BEGIN COLLECTED DATA
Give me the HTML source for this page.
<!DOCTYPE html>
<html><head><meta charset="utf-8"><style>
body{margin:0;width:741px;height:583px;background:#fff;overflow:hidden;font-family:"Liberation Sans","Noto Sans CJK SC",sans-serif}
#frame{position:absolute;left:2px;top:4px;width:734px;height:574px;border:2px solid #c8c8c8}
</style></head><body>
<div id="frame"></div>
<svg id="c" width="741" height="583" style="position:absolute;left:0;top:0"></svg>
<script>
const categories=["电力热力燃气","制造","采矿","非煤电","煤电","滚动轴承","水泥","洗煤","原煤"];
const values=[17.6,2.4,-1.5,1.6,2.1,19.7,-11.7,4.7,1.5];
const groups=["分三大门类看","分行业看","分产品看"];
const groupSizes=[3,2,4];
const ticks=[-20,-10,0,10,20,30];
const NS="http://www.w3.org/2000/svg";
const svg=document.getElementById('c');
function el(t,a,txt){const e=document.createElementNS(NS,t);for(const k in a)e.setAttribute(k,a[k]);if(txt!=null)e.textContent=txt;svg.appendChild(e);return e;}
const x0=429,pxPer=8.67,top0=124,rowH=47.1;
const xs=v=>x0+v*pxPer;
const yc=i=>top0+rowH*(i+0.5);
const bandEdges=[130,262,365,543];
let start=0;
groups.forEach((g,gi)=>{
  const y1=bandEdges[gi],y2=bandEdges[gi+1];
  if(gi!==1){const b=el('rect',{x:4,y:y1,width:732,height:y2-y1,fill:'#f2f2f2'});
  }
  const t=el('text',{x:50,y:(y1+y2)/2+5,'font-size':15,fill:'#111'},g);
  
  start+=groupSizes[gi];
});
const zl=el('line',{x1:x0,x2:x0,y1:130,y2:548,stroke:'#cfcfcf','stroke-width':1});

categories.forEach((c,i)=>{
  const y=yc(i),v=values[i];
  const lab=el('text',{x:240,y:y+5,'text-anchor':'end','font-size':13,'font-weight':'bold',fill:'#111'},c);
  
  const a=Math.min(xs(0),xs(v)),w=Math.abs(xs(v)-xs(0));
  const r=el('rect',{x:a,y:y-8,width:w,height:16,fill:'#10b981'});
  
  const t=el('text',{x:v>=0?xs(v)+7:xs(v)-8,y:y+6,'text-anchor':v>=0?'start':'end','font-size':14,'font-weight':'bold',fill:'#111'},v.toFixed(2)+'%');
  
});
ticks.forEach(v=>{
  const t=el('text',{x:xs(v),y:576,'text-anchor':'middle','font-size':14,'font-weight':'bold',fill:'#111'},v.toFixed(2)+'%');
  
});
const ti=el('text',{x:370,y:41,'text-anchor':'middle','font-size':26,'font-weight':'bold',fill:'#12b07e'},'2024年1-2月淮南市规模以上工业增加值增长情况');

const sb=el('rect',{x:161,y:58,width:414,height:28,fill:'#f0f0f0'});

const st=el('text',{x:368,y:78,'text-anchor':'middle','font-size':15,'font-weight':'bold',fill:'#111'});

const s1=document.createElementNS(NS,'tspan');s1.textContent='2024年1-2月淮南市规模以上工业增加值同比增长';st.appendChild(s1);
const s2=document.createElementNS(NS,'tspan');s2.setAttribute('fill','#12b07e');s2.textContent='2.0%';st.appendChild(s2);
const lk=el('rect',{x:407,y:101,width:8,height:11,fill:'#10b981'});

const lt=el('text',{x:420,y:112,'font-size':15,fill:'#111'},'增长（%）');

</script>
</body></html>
END COLLECTED DATA
All of the material above needs to be copied exactly.

Give me the HTML source for this page.
<!DOCTYPE html>
<html><head><meta charset="utf-8"><style>
body{margin:0;width:741px;height:583px;background:#fff;overflow:hidden;font-family:"Liberation Sans","Noto Sans CJK SC",sans-serif}
#frame{position:absolute;left:2px;top:4px;width:734px;height:574px;border:2px solid #c8c8c8}
</style></head><body>
<div id="frame"></div>
<svg id="c" width="741" height="583" style="position:absolute;left:0;top:0"></svg>
<script>
const categories=["电力热力燃气","制造","采矿","非煤电","煤电","滚动轴承","水泥","洗煤","原煤"];
const values=[17.6,2.4,-1.5,1.6,2.1,19.7,-11.7,4.7,1.5];
const groups=["分三大门类看","分行业看","分产品看"];
const groupSizes=[3,2,4];
const ticks=[-20,-10,0,10,20,30];
const NS="http://www.w3.org/2000/svg";
const svg=document.getElementById('c');
function el(t,a,txt){const e=document.createElementNS(NS,t);for(const k in a)e.setAttribute(k,a[k]);if(txt!=null)e.textContent=txt;svg.appendChild(e);return e;}
const x0=429,pxPer=8.67,top0=124,rowH=47.1;
const xs=v=>x0+v*pxPer;
const yc=i=>top0+rowH*(i+0.5);
const bandEdges=[130,262,365,543];
let start=0;
groups.forEach((g,gi)=>{
  const y1=bandEdges[gi],y2=bandEdges[gi+1];
  if(gi!==1){const b=el('rect',{x:4,y:y1,width:732,height:y2-y1,fill:'#f2f2f2'});
  }
  const t=el('text',{x:50,y:(y1+y2)/2+5,'font-size':15,fill:'#111'},g);
  
  start+=groupSizes[gi];
});
const zl=el('line',{x1:x0,x2:x0,y1:130,y2:548,stroke:'#cfcfcf','stroke-width':1});

categories.forEach((c,i)=>{
  const y=yc(i),v=values[i];
  const lab=el('text',{x:240,y:y+5,'text-anchor':'end','font-size':13,'font-weight':'bold',fill:'#111'},c);
  
  const a=Math.min(xs(0),xs(v)),w=Math.abs(xs(v)-xs(0));
  const r=el('rect',{x:a,y:y-8,width:w,height:16,fill:'#10b981'});
  
  const t=el('text',{x:v>=0?xs(v)+7:xs(v)-8,y:y+6,'text-anchor':v>=0?'start':'end','font-size':14,'font-weight':'bold',fill:'#111'},v.toFixed(2)+'%');
  
});
ticks.forEach(v=>{
  const t=el('text',{x:xs(v),y:576,'text-anchor':'middle','font-size':14,'font-weight':'bold',fill:'#111'},v.toFixed(2)+'%');
  
});
const ti=el('text',{x:370,y:41,'text-anchor':'middle','font-size':26,'font-weight':'bold',fill:'#12b07e'},'2024年1-2月淮南市规模以上工业增加值增长情况');

const sb=el('rect',{x:161,y:58,width:414,height:28,fill:'#f0f0f0'});

const st=el('text',{x:368,y:78,'text-anchor':'middle','font-size':15,'font-weight':'bold',fill:'#111'});

const s1=document.createElementNS(NS,'tspan');s1.textContent='2024年1-2月淮南市规模以上工业增加值同比增长';st.appendChild(s1);
const s2=document.createElementNS(NS,'tspan');s2.setAttribute('fill','#12b07e');s2.textContent='2.0%';st.appendChild(s2);
const lk=el('rect',{x:407,y:101,width:8,height:11,fill:'#10b981'});

const lt=el('text',{x:420,y:112,'font-size':15,fill:'#111'},'增长（%）');

</script>
</body></html>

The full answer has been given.